Prime Mortgage Defaults Surpass Subprime

According to the latest Hope Now statistics, prime mortgage defaults outnumber subprime mortgage defaults.

I had noticed that the number of people I’m working with who “had good credit before I got into this mess,” was rising. Also, I’m seeing quite a bit more homeowners who are trying to avoid foreclosure on Fannie and Freddie Mac loans. However, the number of homeowners that I’m seeing who have adjustable rate mortgages and sub-prime interest rates still outnumber the prime borrowers facing foreclosure by a significant margin.

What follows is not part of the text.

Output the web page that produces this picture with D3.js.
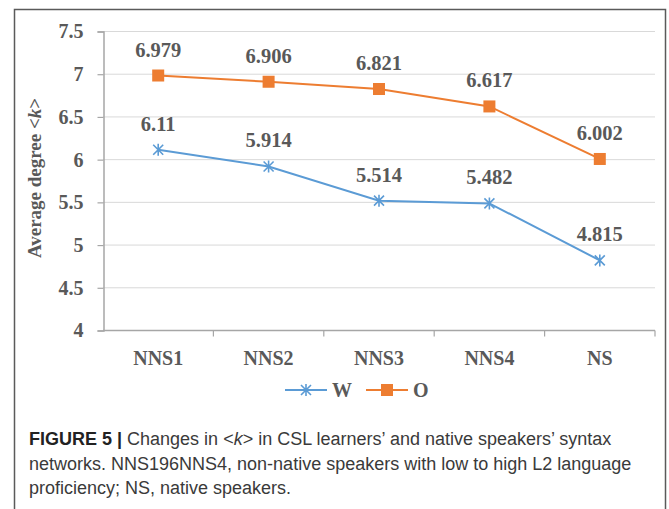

This trend is disturbing for a number of reasons. 

1- This shows that we can’t just blame “predatory loans” for the increase in foreclosure filings.

2- The assumption is that homeowners with prime loans are fiscally more responsible. If even these borrowers are now trying to stop foreclosure, this demonstrates even more economic weakness than we’ve previously seen.

3- The options available for prime borrowers to prevent foreclosure are significantly less attractive than those offered to homeowners who have sub-prime loans.

It’s a fairly simple, logical and straightforward process to take a sub-prime borrower from an adjustable-rate mortgage, currently at 13%, with a 7% start rate back down to the teaser rate. There’s a clear benefit to both the lender and the homeowner, and this creates a significant difference in the affordability of the loan.

On the other hand, if you have a homeowner trying to avoid forelosure who has a FNMA loan at 6.5% and doesn’t have the ability to make that monthly payment, what do you do with it? There’s no downside room there.

Fannie Mae and Freddie Mac aren’t really big on taking those low interest rates even lower. Perhaps Sheila Bair’s model will take hold with the GSE loans, but there are significant problems with that approach, as well.

FNMA and FHLMC haven’t faced nearly as much foreclosure activity as the sub-prime mortgage investors. While I have heard that Fannie and Freddie are desperately seeking short sales to lighten their foreclosure reporting, they’re not so desperate to cut their interest rates in half… yet.

I suspect that with another 12 months of pain, they’ll finally come around to the idea that perhaps it makes better sense to offer loan modifications to avoid foreclosure. At some point, the loss severity levels will justify a 50% reduction in interest rate to stop foreclosure.